Estas são políticas com fortíssima inspiração Keynesiana e que precisa de intervenção forte do Estado (no sentido lato) com intervenção indutora e catalisadora. O atual Presidente dos EUA está utilizando este tipo de intervenção para tentar retirar a economia mais rica do planeta da atual crise. Observa-se, com satisfação, que já são emitidos sinais interessantes que mostram que o gigante do hemisfério norte já começa a se mexer na direção da recuperação necessária.

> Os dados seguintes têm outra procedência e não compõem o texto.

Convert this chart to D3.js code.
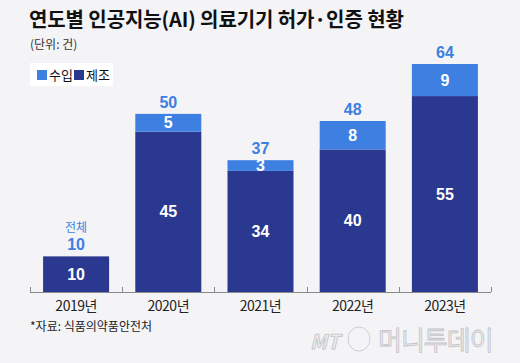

O Governador Zé Reinaldo também utilizou, no seu governo, ações mitigadoras de pobreza com esses fundamentos e foi por isso que ele conseguiu retirar o Maranhão da vergonhosa situação de líder nacional de pobreza em que o havia encontrado em 2002. No vácuo desses avanços reduziu o Índice de Exclusão Social do Estado e com isso proporcionou a saída de pelo menos 600 mil maranhenses da situação de apartação social.
Não se trata de fazer ações assistencialistas como a mera transferência de rendas ou de donativos para as pessoas pobres. Estas são necessárias em condições extremas, como as experimentadas atualmente pelos nordestinos e nortistas que tiveram casas e pertences destruídos por causa dos excessos de chuvas. O que se propõe são investimentos que de fato possam proporcionar avanços na qualidade de vida das famílias. Tudo deve ser planejado de forma cientifica, evitando os improvisos que são desperdiçadores de recursos. Por isso o pronunciamento do Diretor da Oldebrecht tinha razão. A crise se mitiga com políticas que vão ao seu âmago: reduzindo a pobreza.